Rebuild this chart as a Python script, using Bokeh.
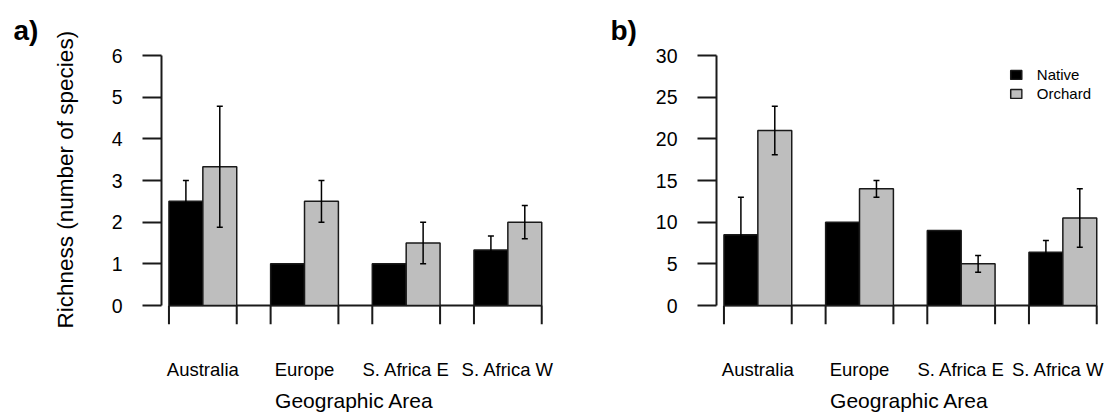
from bokeh.plotting import figure
from bokeh.models import (Range1d, FixedTicker, LinearAxis, Legend, LegendItem,
                          Whisker, TeeHead, ColumnDataSource, Title)
from bokeh.layouts import row
from bokeh.embed import file_html
from bokeh.resources import INLINE

# ---------------- data ----------------
areas = ["Australia", "Europe", "S. Africa E", "S. Africa W"]

native_a = [2.5, 1.0, 1.0, 1.33]
native_a_se = [0.5, 0.0, 0.0, 0.34]
orchard_a = [3.33, 2.5, 1.5, 2.0]
orchard_a_se = [1.45, 0.5, 0.5, 0.4]

native_b = [8.5, 10.0, 9.0, 6.4]
native_b_se = [4.5, 0.0, 0.0, 1.4]
orchard_b = [21.0, 14.0, 5.0, 10.5]
orchard_b_se = [2.9, 1.0, 1.0, 3.5]

y_ticks_a = [0, 1, 2, 3, 4, 5, 6]
y_ticks_b = [0, 5, 10, 15, 20, 25, 30]

FONT = "Liberation Sans"
GREY = "#bebebe"
LINE = "#1a1a1a"

PLOT_H = 250      # pixel height of the 0..max part of the frame
TICK_LEN = 19     # length of the outward axis ticks


def panel(tag, native, native_se, orchard, orchard_se, yticks, ylabel,
          border_left, border_right, legend=False, title_offset=0):
    n = len(areas)
    # R barplot(beside=TRUE, space=c(0,1)): bars are one unit wide, one unit gap
    xn = [3 * i + 1.5 for i in range(n)]
    xo = [3 * i + 2.5 for i in range(n)]
    centers = [3 * i + 2 for i in range(n)]
    edges = []
    for i in range(n):
        edges += [3 * i + 1, 3 * i + 3]

    ymax = yticks[-1]
    below = TICK_LEN * ymax / PLOT_H   # room under 0 for the group-edge ticks

    p = figure(frame_width=386, frame_height=PLOT_H + TICK_LEN,
               min_border_left=border_left, min_border_right=border_right,
               min_border_top=55, min_border_bottom=90,
               x_range=Range1d(0.78, 12.17),
               y_range=Range1d(-below, ymax),
               output_backend="svg", toolbar_location=None,
               x_axis_location=None, y_axis_location=None)
    p.xgrid.visible = False
    p.ygrid.visible = False
    p.outline_line_color = None
    p.background_fill_color = "white"
    p.border_fill_color = "white"

    # x axis line and group-edge ticks (R: axis(1, at=edges, labels=FALSE))
    p.segment(x0=[edges[0]], y0=[0], x1=[edges[-1]], y1=[0],
              line_color=LINE, line_width=2)
    p.segment(x0=edges, y0=[0] * len(edges), x1=edges, y1=[-below] * len(edges),
              line_color=LINE, line_width=2)

    src_n = ColumnDataSource(dict(x=xn, top=native,
                                  upper=[v + s for v, s in zip(native, native_se)],
                                  lower=[v - s for v, s in zip(native, native_se)]))
    src_o = ColumnDataSource(dict(x=xo, top=orchard,
                                  upper=[v + s for v, s in zip(orchard, orchard_se)],
                                  lower=[v - s for v, s in zip(orchard, orchard_se)]))

    rn = p.vbar(x="x", top="top", bottom=0, width=1.0, source=src_n,
                fill_color="black", line_color=LINE, line_width=1.5)
    ro = p.vbar(x="x", top="top", bottom=0, width=1.0, source=src_o,
                fill_color=GREY, line_color=LINE, line_width=1.5)

    # error bars (only where an error exists)
    for src, se in ((src_n, native_se), (src_o, orchard_se)):
        keep = [i for i, s in enumerate(se) if s > 0]
        d = {k: [src.data[k][i] for i in keep] for k in ("x", "upper", "lower")}
        w = Whisker(base="x", upper="upper", lower="lower",
                    source=ColumnDataSource(d), level="overlay",
                    line_color="black", line_width=1.5,
                    upper_head=TeeHead(size=6, line_width=1.5, line_color="black"),
                    lower_head=TeeHead(size=6, line_width=1.5, line_color="black"))
        p.add_layout(w)

    # y axis
    ya = LinearAxis(ticker=FixedTicker(ticks=yticks), bounds=(yticks[0], ymax))
    ya.axis_line_width = 2
    ya.axis_line_color = LINE
    ya.major_tick_line_width = 2
    ya.major_tick_line_color = LINE
    ya.major_tick_out = TICK_LEN
    ya.major_tick_in = 0
    ya.minor_tick_line_color = None
    ya.major_label_standoff = 20
    ya.major_label_text_font = FONT
    ya.major_label_text_font_size = "19.5px"
    ya.major_label_text_color = "black"
    p.add_layout(ya, "left")
    if ylabel:
        yt = Title(text=ylabel, text_font=FONT, text_font_size="22.5px",
                   text_font_style="normal", text_color="black",
                   align="left", offset=-4, standoff=62)
        p.add_layout(yt, "left")

    # x axis: category labels + title
    xl = LinearAxis(ticker=FixedTicker(ticks=centers),
                    major_label_overrides={c: a for c, a in zip(centers, areas)})
    xl.axis_line_color = None
    xl.major_tick_line_color = None
    xl.minor_tick_line_color = None
    xl.major_tick_out = 0
    xl.major_tick_in = 0
    xl.major_label_standoff = 34
    xl.major_label_text_font = FONT
    xl.major_label_text_font_size = "18.5px"
    xl.major_label_text_color = "black"
    xl.axis_label = "Geographic Area"
    xl.axis_label_text_font = FONT
    xl.axis_label_text_font_size = "21px"
    xl.axis_label_text_font_style = "normal"
    xl.axis_label_text_color = "black"
    xl.axis_label_standoff = 6
    p.add_layout(xl, "below")

    t = Title(text=tag, text_font=FONT, text_font_size="28px",
              text_font_style="bold", text_color="black", align="left",
              offset=title_offset, standoff=20)
    p.add_layout(t, "above")

    if legend:
        lg = Legend(items=[LegendItem(label="Native", renderers=[rn]),
                           LegendItem(label="Orchard", renderers=[ro])],
                    location="top_right", margin=11, padding=0, spacing=2,
                    glyph_width=14, glyph_height=11, label_standoff=14,
                    label_height=11, label_text_font=FONT,
                    label_text_font_size="15px", label_text_color="black",
                    border_line_color=None, background_fill_alpha=0)
        p.add_layout(lg)
    return p


pa = panel("a)", native_a, native_a_se, orchard_a, orchard_a_se, y_ticks_a,
           "Richness (number of species)", 161, 9, title_offset=-148)
pb = panel("b)", native_b, native_b_se, orchard_b, orchard_b_se, y_ticks_b,
           None, 160, 2, legend=True, title_offset=-106)

layout = row(pa, pb)
open("out.html", "w").write(file_html(layout, INLINE))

The exercise.
Exactly as they appear, print the lines of the listing above from its first line through the line that contains "orchard_b_se = [2.9, 1.0, 1.0, 3.5]", minus the pictures.

Response to this exercise.
Rebuild this chart as a Python script, using Bokeh.
from bokeh.plotting import figure
from bokeh.models import (Range1d, FixedTicker, LinearAxis, Legend, LegendItem,
                          Whisker, TeeHead, ColumnDataSource, Title)
from bokeh.layouts import row
from bokeh.embed import file_html
from bokeh.resources import INLINE

# ---------------- data ----------------
areas = ["Australia", "Europe", "S. Africa E", "S. Africa W"]

native_a = [2.5, 1.0, 1.0, 1.33]
native_a_se = [0.5, 0.0, 0.0, 0.34]
orchard_a = [3.33, 2.5, 1.5, 2.0]
orchard_a_se = [1.45, 0.5, 0.5, 0.4]

native_b = [8.5, 10.0, 9.0, 6.4]
native_b_se = [4.5, 0.0, 0.0, 1.4]
orchard_b = [21.0, 14.0, 5.0, 10.5]
orchard_b_se = [2.9, 1.0, 1.0, 3.5]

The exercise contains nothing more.